• BRIEF: Quote the data exactly, first line to the line containing "ax.set_axisbelow(True)", with no pictures.

• GIVEN INFORMATION:
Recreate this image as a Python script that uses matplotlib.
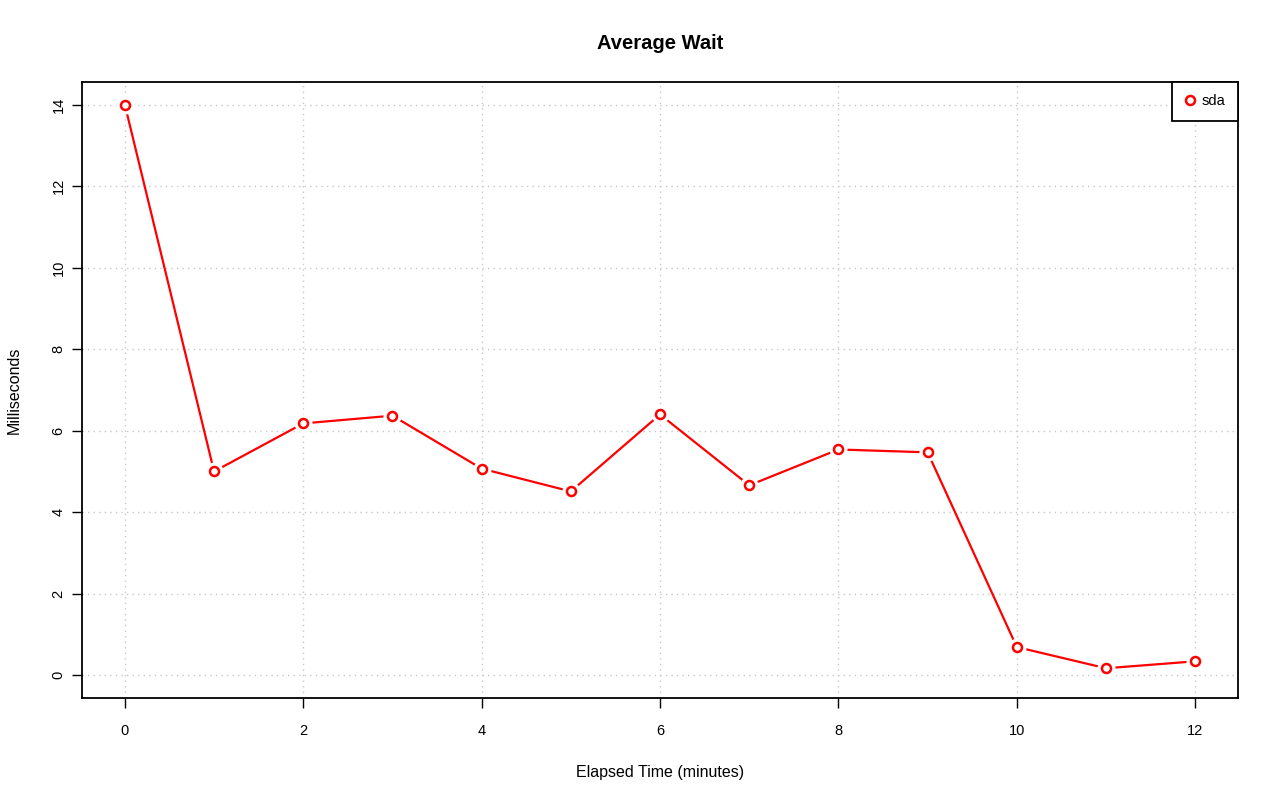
import matplotlib
matplotlib.use("Agg")
import matplotlib.pyplot as plt

plt.rcParams['font.family'] = ['Liberation Sans', 'DejaVu Sans']

minutes = [0, 1, 2, 3, 4, 5, 6, 7, 8, 9, 10, 11, 12]
wait_ms = [14.0, 5.0, 6.18, 6.37, 5.07, 4.51, 6.40, 4.66, 5.54, 5.47, 0.69, 0.17, 0.34]
x_ticks = [0, 2, 4, 6, 8, 10, 12]
y_ticks = [0, 2, 4, 6, 8, 10, 12, 14]

fig = plt.figure(figsize=(12.8, 8.01), dpi=100)
ax = fig.add_axes([0.0641, 0.1286, 0.9031, 0.769])

ax.grid(True, color='#c8c8c8', linestyle=(0, (1, 3)), linewidth=1)
ax.set_axisbelow(True)

# line with gaps around points, like R type="b"
ax.plot(minutes, wait_ms, color='red', linewidth=1.6, zorder=2)
ax.plot(minutes, wait_ms, linestyle='none', marker='o', markersize=12,
        markerfacecolor='white', markeredgecolor='white', zorder=3)
ax.plot(minutes, wait_ms, linestyle='none', marker='o', markersize=6.5,
        markerfacecolor='white', markeredgecolor='red', markeredgewidth=1.8,
        zorder=4, label='sda')

ax.set_xlim(-0.48, 12.48)
ax.set_ylim(-0.56, 14.56)
ax.set_xticks(x_ticks)
ax.set_yticks(y_ticks)
ax.tick_params(direction='out', length=7, width=1, labelsize=10.5, colors='black')
ax.tick_params(axis='x', pad=12)
ax.tick_params(axis='y', pad=5)
for lab in ax.get_yticklabels():
    lab.set_rotation(90)
    lab.set_va('center')
for sp in ax.spines.values():
    sp.set_linewidth(1.3)

ax.set_xlabel('Elapsed Time (minutes)', fontsize=11.5, labelpad=19)
ax.set_ylabel('Milliseconds', fontsize=11.5, labelpad=21)
# title centred over the plot area, as R does
fig.text(0.5156, 0.957, 'Average Wait', fontsize=14.5, fontweight='bold',
         ha='center', va='top')

leg = ax.legend(loc='upper right', borderaxespad=0, fancybox=False, framealpha=1,
                fontsize=10.5, handlelength=0.8, handletextpad=0.4, borderpad=0.85)
leg.get_frame().set_edgecolor('black')
leg.get_frame().set_linewidth(1.3)

fig.savefig('out.png', dpi=100)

• RESULT FOR THIS EXERCISE:
Recreate this image as a Python script that uses matplotlib.
import matplotlib
matplotlib.use("Agg")
import matplotlib.pyplot as plt

plt.rcParams['font.family'] = ['Liberation Sans', 'DejaVu Sans']

minutes = [0, 1, 2, 3, 4, 5, 6, 7, 8, 9, 10, 11, 12]
wait_ms = [14.0, 5.0, 6.18, 6.37, 5.07, 4.51, 6.40, 4.66, 5.54, 5.47, 0.69, 0.17, 0.34]
x_ticks = [0, 2, 4, 6, 8, 10, 12]
y_ticks = [0, 2, 4, 6, 8, 10, 12, 14]

fig = plt.figure(figsize=(12.8, 8.01), dpi=100)
ax = fig.add_axes([0.0641, 0.1286, 0.9031, 0.769])

ax.grid(True, color='#c8c8c8', linestyle=(0, (1, 3)), linewidth=1)
ax.set_axisbelow(True)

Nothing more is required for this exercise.